Last year about this time, I commented that NCIS seemed to be growing up a bit. Last April, I commented that CBS’s NCIS seemed to have ”jettisoned some of the juvenile banter” that frequently came out of the mouth of Agent Tony DiNozzo (Michael Weatherly). More recently, I’ve written here that NCIS is one of those shows that I’ve watched every week but I really don’t know why. The last two seasons, viewers had to tolerate bad acting and bad hair days from Lauren Holly, who played the ever-annoying Director Jenny Shepard. This tested even the most loyal of fans. Last season’s finale had the team being broken up and scattered al over the place. It’s an overused plot device for many shows when they want viewers to think their beloved stars are leaving the show, creating what I feel is artificial drama. Everyone knows a show would never intentionally get rid of a popular cast or character, especially when the cast has great chemistry and the show seems to be gaining viewership.

But, for some reason, NCIS this season seems to be climbing high in the ratings, much higher than it has before. Presumably it’s being discovered by many new viewers, who find themselves quickly hooked. For me, a person who has watched the show since about day 1 - sometimes to my own puzzlement - I can see why the show is becoming more popular. It has finally been tweaked to the point that it works really well. Sure, sometimes the story lines are weak and implausible. But it is the chemistry with the cast, and the personalities of the characters, that makes the show fun to watch.

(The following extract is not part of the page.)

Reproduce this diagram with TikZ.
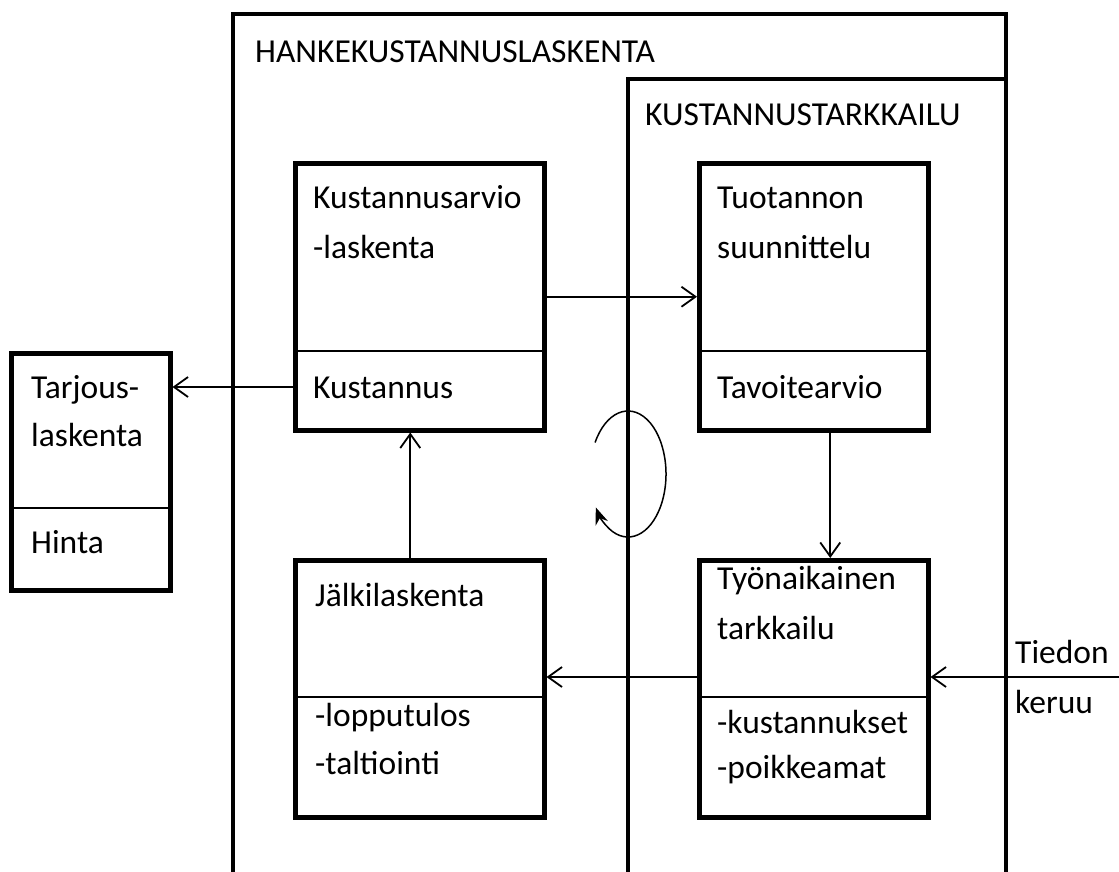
\documentclass[tikz,border=0pt]{standalone}
\usepackage{fontspec}
\setmainfont{Carlito}
\usetikzlibrary{arrows.meta}

\tikzset{
	box/.style={draw, line width=4.5pt, inner sep=0pt, anchor=north west},
	txt/.style={anchor=base west, inner sep=0pt, font=\fontsize{33.5pt}{40pt}\selectfont},
	divline/.style={line width=1.8pt},
	outerframe/.style={line width=4.5pt},
	conn/.style={line width=1.8pt, -{Straight Barb[length=14pt,width=20pt]}},
}

\begin{document}
\begin{tikzpicture}[x=1pt, y=-1pt]
		\useasboundingbox (0,0) rectangle (1119,872);
		
		% Frames
		\draw[outerframe] (233,890) -- (233,14) -- (1006,14) -- (1006,890);
		\draw[outerframe] (628,890) -- (628,79) -- (1006,79);
		\node[txt] (hanke) at (255,63) {HANKEKUSTANNUSLASKENTA};
		\node[txt] (tark) at (645,126) {KUSTANNUSTARKKAILU};
		
		% Boxes
		\node[box, minimum width=249pt, minimum height=267pt] (kalk) at (293,161) {};
		\node[box, minimum width=229pt, minimum height=267pt] (tuot) at (697,161) {};
		\node[box, minimum width=159pt, minimum height=237pt] (tarj) at (9,351) {};
		\node[box, minimum width=249pt, minimum height=257pt] (jalk) at (293,558) {};
		\node[box, minimum width=229pt, minimum height=257pt] (tyon) at (697,558) {};
		
		% Dividers
		\draw[divline] ([yshift=-190pt]kalk.north west) -- ([yshift=-190pt]kalk.north east);
		\draw[divline] ([yshift=-190pt]tuot.north west) -- ([yshift=-190pt]tuot.north east);
		\draw[divline] ([yshift=-157pt]tarj.north west) -- ([yshift=-157pt]tarj.north east);
		\draw[divline] ([yshift=-139pt]jalk.north west) -- ([yshift=-139pt]jalk.north east);
		\draw[divline] ([yshift=-139pt]tyon.north west) -- ([yshift=-139pt]tyon.north east);
		
		% Texts
		\node[txt] (kalk1) at (313,208) {Kustannusarvio};
		\node[txt] (kalk2) at (313,258) {-laskenta};
		\node[txt] (kust) at (313,398) {Kustannus};
		\node[txt] (tuot1) at (717,208) {Tuotannon};
		\node[txt] (tuot2) at (717,258) {suunnittelu};
		\node[txt] (tavo) at (717,398) {Tavoitearvio};
		\node[txt] (tarj1) at (31,398) {Tarjous-};
		\node[txt] (tarj2) at (31,446) {laskenta};
		\node[txt] (hinta) at (31,553) {Hinta};
		\node[txt] (jalk1) at (315,606) {Jälkilaskenta};
		\node[txt] (jalk2) at (315,726) {-lopputulos};
		\node[txt] (jalk3) at (315,774) {-taltiointi};
		\node[txt] (tyon1) at (717,589) {Työnaikainen};
		\node[txt] (tyon2) at (717,639) {tarkkailu};
		\node[txt] (tyon3) at (717,733) {-kustannukset};
		\node[txt] (tyon4) at (717,778) {-poikkeamat};
		\node[txt] (tied1) at (1015,663) {Tiedon};
		\node[txt] (tied2) at (1015,713) {keruu};
		
		% Arrows
		\coordinate (tied) at (1119,677);
		\draw[conn] (kalk.east) -- (tuot.west);
		\draw[conn] (kalk.west |- 0,387) -- (tarj.east |- 0,387);
		\draw[conn] ([xshift=-9.5pt]jalk.north) -- ([xshift=-9.5pt]kalk.south);
		\draw[conn] ([xshift=16.5pt]tuot.south) -- ([xshift=16.5pt]tyon.north);
		\draw[conn] (tyon.west |- tied) -- (jalk.east |- tied);
		\draw[conn] (tied) -- (tyon.east |- tied);
		
		% Loop
		\coordinate (loop) at (628,474);
		\draw[line width=1.5pt, -{Stealth[length=17pt,width=13pt]}] ([shift={(150:38pt and 63pt)}]loop) arc[start angle=150, end angle=-148, x radius=38pt, y radius=63pt];
	\end{tikzpicture}
\end{document}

In my opinion, the two big draws to the show are Mark Harmon, as Special Agent Leroy Jethro Gibbs, and Michael Weatherly, as Agent Tony DiNozzo. Both characters couldn’t be more opposite. Gibbs is frequently overly serious and almost all business, constantly keeping the crew in line, at the same time respecting the talents of his staff and colleagues and using their strengths to solve cases. On the flip side, DiNozzo is the comic relief, serving as a younger, more playful version of Law & Order’s Lennie Briscoe. DiNozzo uses his investigative talents and instincts, plus his love for movie trivia to crack a case and add levity. Everyone else on the cast, while all strong characters and actors, simply serve as the background scenery for Harmon and Weatherly. But don’t get me wrong, these other characters are very important to the show. What would the show be without the quirks of Abby (Pauley Perrette) and Ducky (David McCallum)? Probably boring.

But what is making this show work so much better this season is change at the top at NCIS: getting rid of Director Shepard and the boring, confusing story line that came with her. Instead, we now have NCIS Director Leon Vance (Rocky Carroll), who is all business, just like Gibbs. Vance also seems to like pull strings and sometimes has his own agenda that he may not always share with his staff. It’s quite a refreshing change from Director Shepard, who seemed to dredge up her past relationship or romance with Gibbs every chance she got. And frankly, viewers were not interested in her past with Gibbs, which made those scenes even harder to tolerate.

Ziva (Cote de Pablo) and Tony also continue their veiled flirting. At least it has progressed from previous seasons where it was at the grade school level to something a little more realistic. Are they trying to create more sexual tension between these two so viewers will want them to have a deeper relationship? Probably. Do I want them to do any further? No. I think if those two changed their relationship to anything more than what it is now, it would ruin everything. Sometimes is better to leave well enough alone. If the show is smart, they’ll keep some distance in their relationship in order to keep the fans guessing.
Tony and Ziva

The only main character on the show who may be expendable is the sometimes-hapless Agent McGee (Sean Murray) who seems to be the odd man out. Don’t get me wrong, I like him on the show and I think he is perfect for role. It’s just that McGee is somewhat disconnected from everyone else, possibly because his job specialty and the fact that tech geeks could easily be replaced. Still, at this point in time, his presence as NCIS object of constant ridicule and a release for DiNozzo’s need for pranks is probably critical. After all, they do need someone to pick on!

I’m glad to see that the show is finally getting more attention from viewers. If you’re looking for a grittier crime drama like Law & Order or CSI, you won’t find that with NCIS. Sure, the show is about crime, but it’s really become about the relationships between the members of NCIS team, and the crime just happens to be the backdrop.